The full text of the presidential statement, to be issued as S/PRST/1999/30, reads, as follows:
“The Security Council has considered the report of the Secretary-General concerning the situation in Abkhazia, Georgia, of 22 October 1999 (S/1999/1087).
“The Security Council warmly welcomes the appointment of Mr. Boden as resident Special Representative of the Secretary-General, and hopes the parties would see this as an opportune moment to give renewed impetus to the search for a political settlement.
“The Security Council welcomes the acceleration of bilateral contacts at all levels between the Georgian and Abkhaz sides and calls upon them to continue to expand their contacts.
“The Security Council notes with grave concern that, notwithstanding positive developments on some issues, no progress has been made on the key issues of the settlement, particularly the core issue of the status of Abkhazia, Georgia. The Council, therefore, strongly supports the intention of the Special Representative to submit as soon as possible further proposals to both sides on the distribution of constitutional competences between Tbilisi and Sukhumi, as part of a comprehensive settlement, with full respect for the sovereignty and territorial integrity of Georgia within its internationally recognized borders, working in close cooperation with the Russian Federation, in its capacity as facilitator, the Group of Friends of the Secretary-General, and the Organization for Security and Cooperation in Europe.

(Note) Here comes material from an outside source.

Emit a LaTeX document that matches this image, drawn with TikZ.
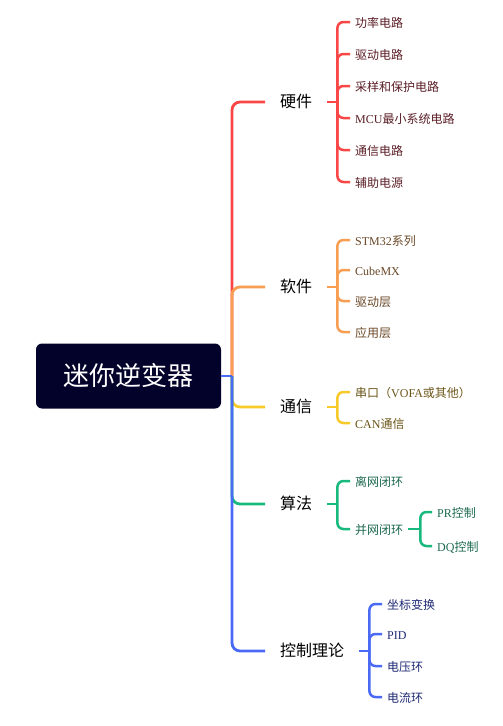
\documentclass[tikz,border=0pt]{standalone}
\usepackage{fontspec}
\setmainfont{Liberation Serif}
\newfontfamily\cjk{Noto Sans CJK SC}
\definecolor{cred}{HTML}{FA4646}
\definecolor{corange}{HTML}{F89E52}
\definecolor{cyellow}{HTML}{F7CA2A}
\definecolor{cgreen}{HTML}{18B97C}
\definecolor{cblue}{HTML}{4A6AF6}
\definecolor{rootfill}{HTML}{02022A}
\definecolor{tred}{HTML}{5B1E26}
\definecolor{torange}{HTML}{6A4828}
\definecolor{tyellow}{HTML}{6A5416}
\definecolor{tgreen}{HTML}{1C6A4E}
\definecolor{tblue}{HTML}{1F2A74}
\begin{document}
\begin{tikzpicture}[x=1pt,y=-1pt,
  rootbox/.style={fill=rootfill,rounded corners=6pt,minimum width=185pt,minimum height=65pt,
    text=white,font=\cjk\fontsize{26}{30}\selectfont,inner sep=0pt},
  branchbox/.style={anchor=west,inner xsep=15pt,inner ysep=0pt,text height=1.1em,text depth=0em,
    font=\cjk\fontsize{16}{18}\selectfont,text=black},
  leafbox/.style={anchor=west,inner xsep=5pt,inner ysep=0pt,text height=1.1em,text depth=0em,
    font=\fontsize{12}{14}\selectfont},
  trunk/.style={line width=2.8pt,rounded corners=8pt},
  twig/.style={line width=2.5pt,rounded corners=6pt},
]
\useasboundingbox (0,0) rectangle (503,726);

% root
\node[rootbox] (root) at (128.5,376) {迷你逆变器};
\coordinate (tr) at (232,376);

% branches
\node[branchbox] (hw) at (265,102) {硬件};
\node[branchbox] (sw) at (265,287) {软件};
\node[branchbox] (cm) at (265,407) {通信};
\node[branchbox] (al) at (265,504) {算法};
\node[branchbox] (ct) at (265,651) {控制理论};

% hardware leaves
\node[leafbox,text=tred] (hw1) at (350,22) {\cjk 功率电路};
\node[leafbox,text=tred] (hw2) at (350,54) {\cjk 驱动电路};
\node[leafbox,text=tred] (hw3) at (350,86) {\cjk 采样和保护电路};
\node[leafbox,text=tred] (hw4) at (350,118) {MCU{\cjk 最小系统电路}};
\node[leafbox,text=tred] (hw5) at (350,150) {\cjk 通信电路};
\node[leafbox,text=tred] (hw6) at (350,182) {\cjk 辅助电源};

% software leaves
\node[leafbox,text=torange] (sw1) at (350,240) {STM32{\cjk 系列}};
\node[leafbox,text=torange] (sw2) at (350,270) {CubeMX};
\node[leafbox,text=torange] (sw3) at (350,301) {\cjk 驱动层};
\node[leafbox,text=torange] (sw4) at (350,332) {\cjk 应用层};

% communication leaves
\node[leafbox,text=tyellow] (cm1) at (350,392) {{\cjk 串口（}VOFA{\cjk 或其他）}};
\node[leafbox,text=tyellow] (cm2) at (350,423) {CAN{\cjk 通信}};

% algorithm leaves
\node[leafbox,text=tgreen] (al1) at (350,481) {\cjk 离网闭环};
\node[leafbox,text=tgreen] (al2) at (350,529) {\cjk 并网闭环};
\node[leafbox,text=tgreen] (al21) at (432,512) {PR{\cjk 控制}};
\node[leafbox,text=tgreen] (al22) at (432,546) {DQ{\cjk 控制}};

% control theory leaves
\node[leafbox,text=tblue] (ct1) at (382,604) {\cjk 坐标变换};
\node[leafbox,text=tblue] (ct2) at (382,634) {PID};
\node[leafbox,text=tblue] (ct3) at (382,666) {\cjk 电压环};
\node[leafbox,text=tblue] (ct4) at (382,697) {\cjk 电流环};

% trunk connectors
\draw[trunk,cred] (tr) |- (hw.west);
\draw[trunk,corange] (tr) |- (sw.west);
\draw[trunk,cyellow] (tr) |- (cm.west);
\draw[trunk,cgreen] (tr) |- (al.west);
\draw[trunk,cblue] (tr) |- (ct.west);
\draw[line width=2.8pt,cblue] (root.east) -- (tr);

% hardware twigs
\draw[twig,cred] (hw.east) -- ++(10,0) coordinate (hwj);
\foreach \n in {hw1,hw2,hw3,hw4,hw5,hw6} \draw[twig,cred] (hwj) |- (\n.west);

% software twigs
\draw[twig,corange] (sw.east) -- ++(10,0) coordinate (swj);
\foreach \n in {sw1,sw2,sw3,sw4} \draw[twig,corange] (swj) |- (\n.west);

% communication twigs
\draw[twig,cyellow] (cm.east) -- ++(10,0) coordinate (cmj);
\foreach \n in {cm1,cm2} \draw[twig,cyellow] (cmj) |- (\n.west);

% algorithm twigs
\draw[twig,cgreen] (al.east) -- ++(10,0) coordinate (alj);
\foreach \n in {al1,al2} \draw[twig,cgreen] (alj) |- (\n.west);
\draw[twig,cgreen] (al2.east) -- ++(12,0) coordinate (al2j);
\foreach \n in {al21,al22} \draw[twig,cgreen] (al2j) |- (\n.west);

% control twigs
\draw[twig,cblue] (ct.east) -- ++(10,0) coordinate (ctj);
\foreach \n in {ct1,ct2,ct3,ct4} \draw[twig,cblue] (ctj) |- (\n.west);
\end{tikzpicture}
\end{document}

“The Security Council reiterates its demand that the parties to the conflict widen and deepen their commitment to the United Nations-led peace process, in particular by resuming regular meetings of the Coordinating Council and of its working groups, and agrees with the Secretary-General that they must continue to meet regularly regardless of the constraints of domestic politics. The Council calls upon the parties to agree upon and to take, in the nearest future, the first concrete steps towards the full return to Abkhazia, Georgia, of refugees and internally displaced persons in safe, secure and dignified conditions. The Council reminds the parties that this would enable the Office of the United Nations High Commissioner for Refugees to provide substantial material assistance. The Council reiterates its view on the unacceptability of any action by the Abkhaz leadership in contravention of the principles of the sovereignty and territorial integrity of Georgia.

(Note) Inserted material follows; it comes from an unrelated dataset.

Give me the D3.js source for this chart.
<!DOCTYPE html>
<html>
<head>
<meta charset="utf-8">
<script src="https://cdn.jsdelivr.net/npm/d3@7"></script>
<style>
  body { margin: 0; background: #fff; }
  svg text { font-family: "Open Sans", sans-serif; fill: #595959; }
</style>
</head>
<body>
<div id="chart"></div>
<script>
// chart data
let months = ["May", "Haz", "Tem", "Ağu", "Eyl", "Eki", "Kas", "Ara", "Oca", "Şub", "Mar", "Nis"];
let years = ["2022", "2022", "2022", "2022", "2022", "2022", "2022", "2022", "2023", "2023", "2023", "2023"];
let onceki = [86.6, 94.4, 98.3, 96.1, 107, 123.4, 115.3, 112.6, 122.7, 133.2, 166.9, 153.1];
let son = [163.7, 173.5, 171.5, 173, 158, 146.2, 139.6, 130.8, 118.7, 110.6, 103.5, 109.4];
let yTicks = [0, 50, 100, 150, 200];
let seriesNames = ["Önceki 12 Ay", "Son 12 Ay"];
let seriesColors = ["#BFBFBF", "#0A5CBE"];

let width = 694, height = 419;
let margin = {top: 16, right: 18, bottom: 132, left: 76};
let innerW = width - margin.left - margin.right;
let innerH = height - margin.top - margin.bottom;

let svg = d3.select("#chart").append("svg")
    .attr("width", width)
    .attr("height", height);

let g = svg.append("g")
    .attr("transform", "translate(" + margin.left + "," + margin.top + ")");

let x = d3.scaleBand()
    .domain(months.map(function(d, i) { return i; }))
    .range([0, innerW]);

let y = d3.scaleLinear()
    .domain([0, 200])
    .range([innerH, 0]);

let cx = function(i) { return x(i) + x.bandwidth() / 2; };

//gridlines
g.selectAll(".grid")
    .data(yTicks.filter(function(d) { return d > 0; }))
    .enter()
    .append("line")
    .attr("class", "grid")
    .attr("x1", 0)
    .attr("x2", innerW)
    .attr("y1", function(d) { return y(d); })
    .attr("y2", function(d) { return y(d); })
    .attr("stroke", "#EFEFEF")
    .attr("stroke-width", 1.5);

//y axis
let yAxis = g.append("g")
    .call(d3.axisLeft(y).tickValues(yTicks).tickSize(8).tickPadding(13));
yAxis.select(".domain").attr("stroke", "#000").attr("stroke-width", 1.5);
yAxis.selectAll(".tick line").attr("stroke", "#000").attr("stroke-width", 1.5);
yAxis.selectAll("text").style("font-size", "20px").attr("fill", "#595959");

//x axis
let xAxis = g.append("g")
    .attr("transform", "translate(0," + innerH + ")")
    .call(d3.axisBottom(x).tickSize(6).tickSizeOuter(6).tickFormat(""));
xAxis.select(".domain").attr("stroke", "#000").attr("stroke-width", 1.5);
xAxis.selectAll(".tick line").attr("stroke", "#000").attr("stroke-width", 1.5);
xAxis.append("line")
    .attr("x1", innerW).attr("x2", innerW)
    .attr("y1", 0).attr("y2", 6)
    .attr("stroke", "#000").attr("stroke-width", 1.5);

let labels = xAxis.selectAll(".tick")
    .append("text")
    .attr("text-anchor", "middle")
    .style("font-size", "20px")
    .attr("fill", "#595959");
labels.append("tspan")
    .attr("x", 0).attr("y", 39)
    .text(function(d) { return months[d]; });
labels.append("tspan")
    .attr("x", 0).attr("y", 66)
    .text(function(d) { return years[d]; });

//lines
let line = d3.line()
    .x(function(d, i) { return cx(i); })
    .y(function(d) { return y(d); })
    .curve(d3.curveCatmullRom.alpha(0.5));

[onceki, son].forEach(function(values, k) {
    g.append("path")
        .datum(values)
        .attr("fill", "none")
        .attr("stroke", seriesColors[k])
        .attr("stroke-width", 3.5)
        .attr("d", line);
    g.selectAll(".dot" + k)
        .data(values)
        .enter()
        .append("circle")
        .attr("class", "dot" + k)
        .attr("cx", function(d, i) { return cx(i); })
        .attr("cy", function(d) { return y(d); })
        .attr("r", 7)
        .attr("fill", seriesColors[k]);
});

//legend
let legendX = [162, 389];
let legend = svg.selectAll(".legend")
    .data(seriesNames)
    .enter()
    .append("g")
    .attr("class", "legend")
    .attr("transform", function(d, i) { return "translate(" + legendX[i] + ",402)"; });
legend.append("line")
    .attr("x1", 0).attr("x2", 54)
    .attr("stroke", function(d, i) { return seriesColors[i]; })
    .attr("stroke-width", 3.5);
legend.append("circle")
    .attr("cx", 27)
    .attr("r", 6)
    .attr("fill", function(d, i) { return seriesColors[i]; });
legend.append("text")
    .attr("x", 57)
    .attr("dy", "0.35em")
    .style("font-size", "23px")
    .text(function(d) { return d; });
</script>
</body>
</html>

“The Security Council notes with satisfaction that the security situation has slightly improved, in particular the reduction of tension along the line of separation of forces, while noting the persistent precariousness of the security of the United Nations personnel. The Council reiterates its condemnation of the hostage-taking of seven United Nations personnel on 13 October 1999, welcomes the release of the hostages, and stresses that the perpetrators of this unacceptable act should be brought to justice. The Council welcomes UNOMIG, keeping its security arrangements under constant review in order to ensure the highest possible level of security for its staff.
“The Security Council pays tribute to Mr. Bota for his valuable work while serving as Special Representative of the Secretary-General. The Council welcomes the important contributions that the United Nations Observer Mission in Georgia (UNOMIG) and the Collective Peacekeeping Forces of the Commonwealth of Independent States (CIS peacekeeping force) continue to make in stabilizing the situation in the zone of conflict, notes that the working relationship between UNOMIG and the CIS peacekeeping force has been good at all levels, and stresses the importance of continuing and increasing close cooperation and coordination between them in the performance of their respective mandates.”

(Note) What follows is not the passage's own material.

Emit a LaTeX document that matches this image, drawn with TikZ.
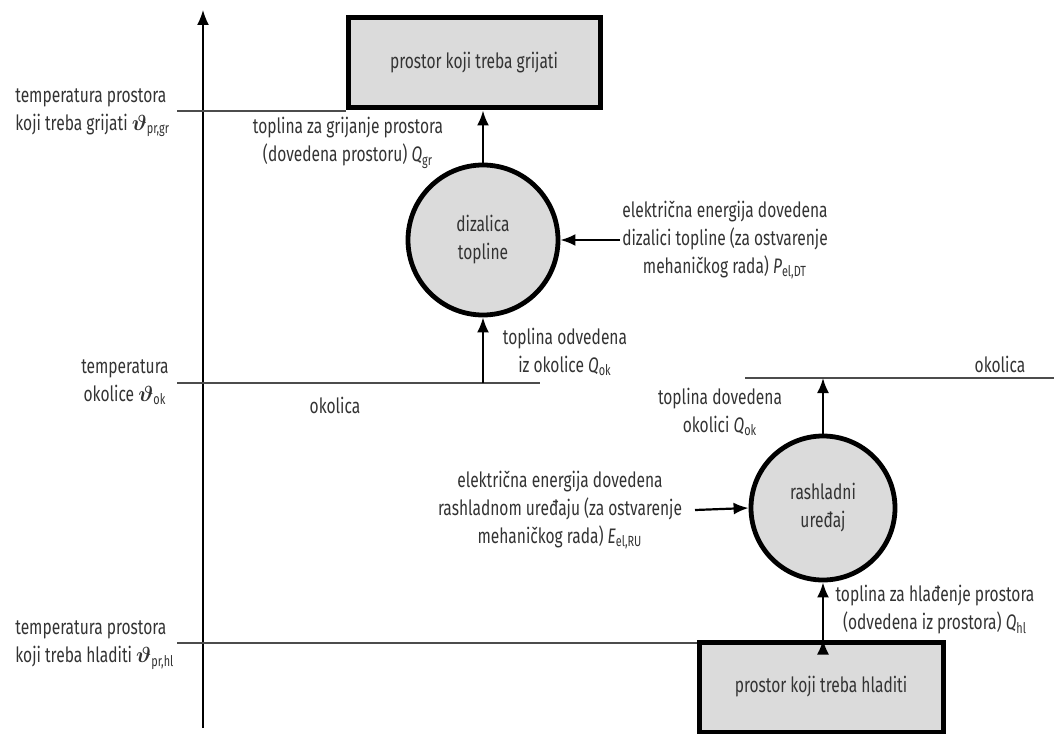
\documentclass[tikz,border=0pt]{standalone}
\usepackage{fontspec}
\setmainfont[FakeStretch=0.74]{Fira Sans}
\usepackage{amsmath}
\usetikzlibrary{positioning,arrows.meta}

\begin{document}
\begin{tikzpicture}[x=0.5pt, y=-0.5pt,
        every node/.style={text=black!80, font=\fontsize{10.5}{14}\selectfont},
        prostor/.style={draw=black, line width=2.5pt, fill=gray!28, minimum width=126pt, minimum height=45pt},
        uredaj/.style={circle, draw=black, line width=2.4pt, fill=gray!28, align=center},
        tok/.style={-{Latex[length=7.5pt,width=6pt]}, line width=1.1pt},
        razina/.style={line width=0.6pt, black!70},
        opis/.style={align=center, inner sep=0pt}]
        \useasboundingbox (0,0) rectangle (1054,733);
        % os temperature
        \coordinate (os0) at (203,728);
        \coordinate (os1) at (203,10);
        \draw[tok, line width=0.8pt] (os0) -- (os1);
        % dizalica topline
        \node[prostor](grij) at (474,63){prostor koji treba grijati};
        \node[uredaj, minimum size=75pt](dt) at (483,240){dizalica\\topline};
        \coordinate (elDT) at (620,240);
        \coordinate (okDT) at (483,383);
        % rashladni uredaj
        \node[uredaj, minimum size=72pt](ru) at (823,508){rashladni\\uređaj};
        \node[prostor, minimum width=122pt](hlad) at (821,687){prostor koji treba hladiti};
        \coordinate (elRU) at (695,510);
        \coordinate (okRU) at (745,378);
        % razine
        \coordinate (grL) at (177,111);
        \coordinate (okL) at (177,383);
        \coordinate (hlL) at (177,643);
        \draw[razina] (grL) -- (grL -| grij.west);
        \draw[razina] (okL) -- (540,383);
        \draw[razina] (okRU) -- (1054,378);
        \draw[razina] (hlL) -- (hlL -| hlad.west);
        \draw[tok]
        (dt.north) edge (dt.north |- grij.south)
        (elDT) edge (dt.east)
        (okDT) edge (dt.south)
        (ru.north) edge (ru.north |- okRU)
        (elRU) edge (ru.west)
        (ru.south |- hlad.north) edge (ru.south)
        ;
        % opisi
        \node[opis, align=left, anchor=west](tgr) at (15,113){temperatura prostora\\koji treba grijati $\boldsymbol{\vartheta}$\textsubscript{pr,gr}};
        \node[opis](tok) at (125,382){temperatura\\okolice $\boldsymbol{\vartheta}$\textsubscript{ok}};
        \node[opis, align=left, anchor=west](thl) at (15,645){temperatura prostora\\koji treba hladiti $\boldsymbol{\vartheta}$\textsubscript{pr,hl}};
        \node[opis](qgr) at (348,143){toplina za grijanje prostora\\(dovedena prostoru) \textit{Q}\textsubscript{gr}};
        \node[opis](pdt) at (725,240){električna energija dovedena\\dizalici topline (za ostvarenje\\mehaničkog rada) \textit{P}\textsubscript{el,DT}};
        \node[opis](qok1) at (565,352){toplina odvedena\\iz okolice \textit{Q}\textsubscript{ok}};
        \node[opis](okol1) at (335,405){okolica};
        \node[opis](okol2) at (1000,364){okolica};
        \node[opis](qok2) at (720,412){toplina dovedena\\okolici \textit{Q}\textsubscript{ok}};
        \node[opis](eru) at (560,510){električna energija dovedena\\rashladnom uređaju (za ostvarenje\\mehaničkog rada) \textit{E}\textsubscript{el,RU}};
        \node[opis](qhl) at (935,610){toplina za hlađenje prostora\\(odvedena iz prostora) \textit{Q}\textsubscript{hl}};
    \end{tikzpicture}
\end{document}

When the Security Council met this morning to continue its consideration of the situation in Abkhazia, Georgia, it had before it a report of the Secretary-General, dated 22 October, on the situation there (document S/1999/1087).
The report was submitted in response to a Council request of 30 July that the Secretary-General report on the situation in Abkhazia, Georgia, within three months of that date.
The Secretary-General reports that his meeting with President Shevardnadze reinforced his conviction that efforts to find a comprehensive solution should aim at answering the core question -- the political status of Abkhazia. His Special Representative would work closely with the Russian Federation, the Organisation for Security and Cooperation in Europe (OSCE) and the Group of Friends of the Secretary-General before submitting proposals to both sides.
The acceleration of bilateral contacts between the Georgian and Abkhaz sides was welcome, the report states. Implementation of projects agreed on in their Athens and Istanbul meetings had built visible bridges and generated positive media coverage of both sides. A third bilateral meeting on confidence-building measures was envisaged for this year, to be held at Yalta, at the invitation of Ukraine.
The parallel Geneva process bodies should also continue to meet regularly, he reports, regardless of the constraints of domestic politics. They were an avenue for international community involvement in the peace process; important because both sides called for international support.
Continuing displacement of thousands, one year after active hostilities ended, was distressing, the Secretary-General states. Both sides must take first steps towards full return, under safe, secure and dignified conditions, of refugees and internally displaced people to the region, by signing a document providing for their return to the Gali district (under its old borders) and for economic rehabilitation measures.
The security situation in Gali and Zugdidi had improved slightly, he reports, and the number of incidents there had decreased. But the 13 October hostage-taking in the Kodori Valley clearly showed the difficulties under which UNOMIG operated. Georgia’s steps, resulting in the unconditional release of the hostages, were welcome, as was the readiness of the CIS peacekeeping force to help. He was confident the Georgian Government would take legal action to bring the perpetrators to justice.
The Secretary-General has appointed Dieter Boden (Germany) as his Special Representative for Georgia, the report states, and Mr. Boden would take up his position soon. In the interim, his previous Special Representative, Liviu Bota, would continue in a non-resident capacity; an agreement for which the Romanian Government was thanked.